I'm not going to try to recreate my myth-by-myth comments (don't worry - technically they're all properly described) but I'll offer this comment:
There are aren't 12, or 10 or 5 myths about equalization. There's only one myth:
"There are no 'myths' about equalization, only collections of common practices that can be misapplied in a given situation if you don't understand what you're trying to fix or improve."
To this end, I offer up a article I wrote a couple of years ago about Filters and Equalizers
that will help you to understand what several types of filters (the technology) and equalizers (the products) do and how their controls affect the signal that passes through them, in both good and bad ways, and things that are traded off.

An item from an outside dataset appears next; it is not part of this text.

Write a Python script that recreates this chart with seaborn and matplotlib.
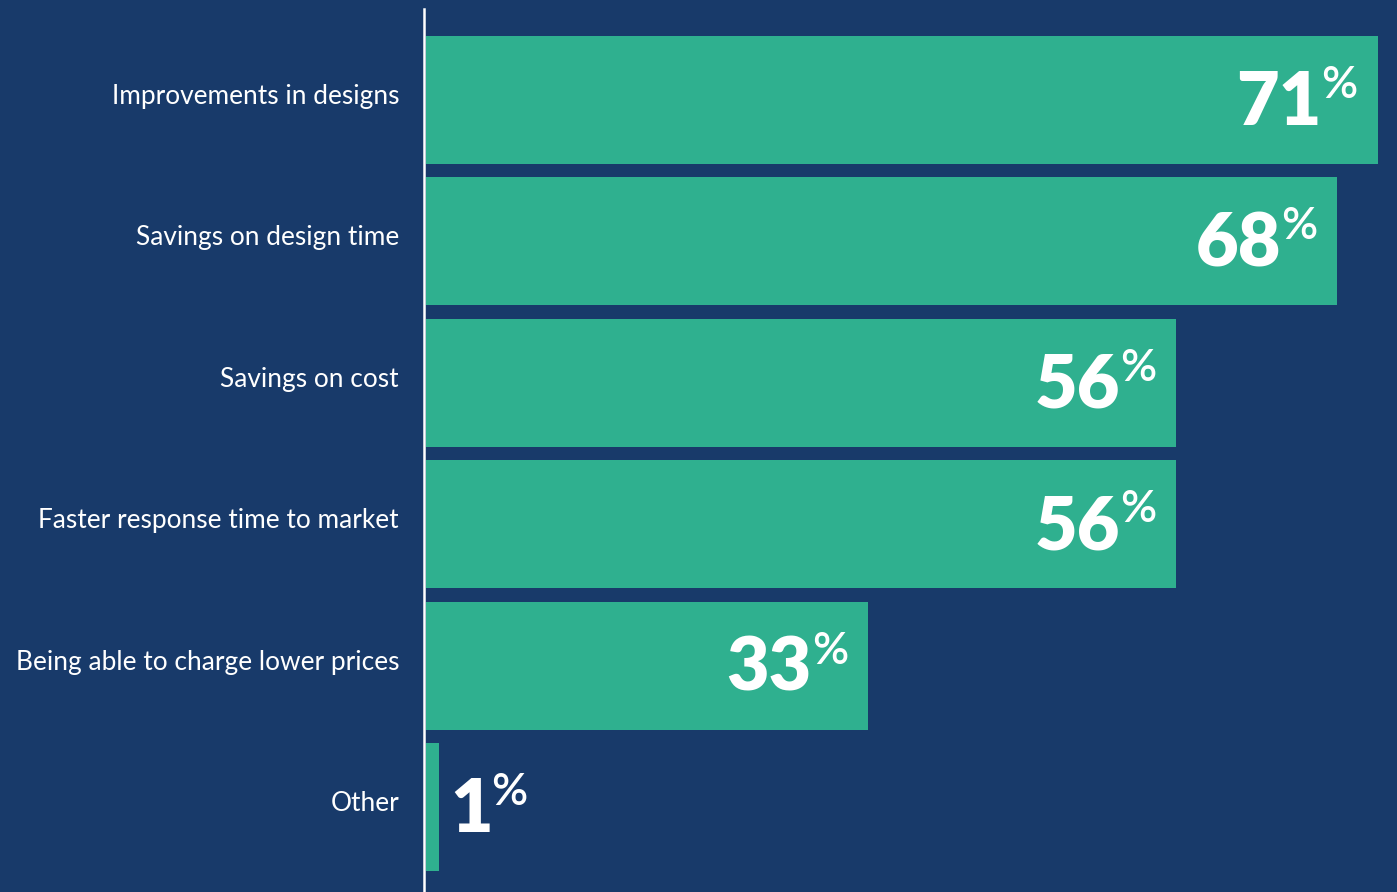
import matplotlib
matplotlib.use("Agg")
import matplotlib.pyplot as plt
import matplotlib.transforms as mtrans
import seaborn as sns
import pandas as pd

categories = ["Improvements in designs", "Savings on design time", "Savings on cost",
              "Faster response time to market", "Being able to charge lower prices", "Other"]
values = [71, 68, 56, 56, 33, 1]

BG = "#183A6A"
BAR = "#2FB08F"

sns.set_theme(style="white")
plt.rcParams["font.family"] = ["Lato", "DejaVu Sans"]

DPI = 100
fig = plt.figure(figsize=(13.97, 8.92), dpi=DPI, facecolor=BG)
ax = fig.add_axes([424 / 1397, 0, 1 - 424 / 1397, (892 - 9) / 892])
ax.set_facecolor(BG)

df = pd.DataFrame({"category": categories, "value": values})
sns.barplot(data=df, x="value", y="category", orient="h", color=BAR,
            saturation=1, width=0.905, linewidth=0, edgecolor="none", ax=ax)

ax.set_xlim(-0.12, 72.45)
ax.set_ylim(5.6, -0.64)
ax.set_xlabel("")
ax.set_ylabel("")
ax.set_xticks([])
for s in ["top", "right", "bottom"]:
    ax.spines[s].set_visible(False)
ax.spines["left"].set_color("white")
ax.spines["left"].set_linewidth(1.8)
ax.tick_params(axis="y", length=0, pad=18, labelsize=18.95, labelcolor="white")
shift = mtrans.ScaledTranslation(0, 6 / DPI, fig.dpi_scale_trans)
for lab in ax.get_yticklabels():
    lab.set_transform(lab.get_transform() + shift)

for i, v in enumerate(values):
    if v >= 10:
        pct = ax.annotate("%", xy=(v, i), xytext=(-20, 2), textcoords="offset pixels",
                          ha="right", va="baseline", color="white", fontsize=32,
                          fontweight="semibold")
        ax.annotate(str(v), xy=(0, i), xycoords=(pct, "data"), xytext=(0, -25),
                    textcoords="offset pixels", ha="right", va="baseline",
                    color="white", fontsize=53, fontweight="heavy")
    else:
        num = ax.annotate(str(v), xy=(v, i), xytext=(11, -25), textcoords="offset pixels",
                          ha="left", va="baseline", color="white", fontsize=53,
                          fontweight="heavy")
        ax.annotate("%", xy=(1, i), xycoords=(num, "data"), xytext=(-2, 2),
                    textcoords="offset pixels", ha="left", va="baseline",
                    color="white", fontsize=32, fontweight="semibold")

fig.savefig("out.png", dpi=DPI, facecolor=BG)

Room acoustics, and attempting to fix them with equalization, is a different problem that has mostly wrong mythological solutions. You can't effectively fix reflections and the peaks and nulls that they create with an equalizer. However, you can use equalization to correct for the low frequency buildup when a speaker is too close to a wall or corner. That's why so many powered speakers have a low frequency EQ switch or control. The reason why there's a corresponding high frequency switch or control is because users who don't understand the reason why a low frequency rolloff can alleviate a problem expect there to be one. And also, because some may find the tweeters to be harsh and can work more comfortably without those annoying high frequencies. The sometimes-offered explanation for high frequency speaker equalization that it compensates for overly reflective walls - too many high frequency reflections - or overly absorbent materials - too much high frequency absorption - is about as close to an EQ myth as you'll find. Use it with care.
And unless you're mastering or cutting lacquer, don't worry about linear phase or FIR equalizers, just use what sounds best if you have a choice, but remember to listen for unwanted frequency response irregularities due to latency and its potential for comb filtering when your recording has more than one source (leakage) for the sound you're EQ-ing.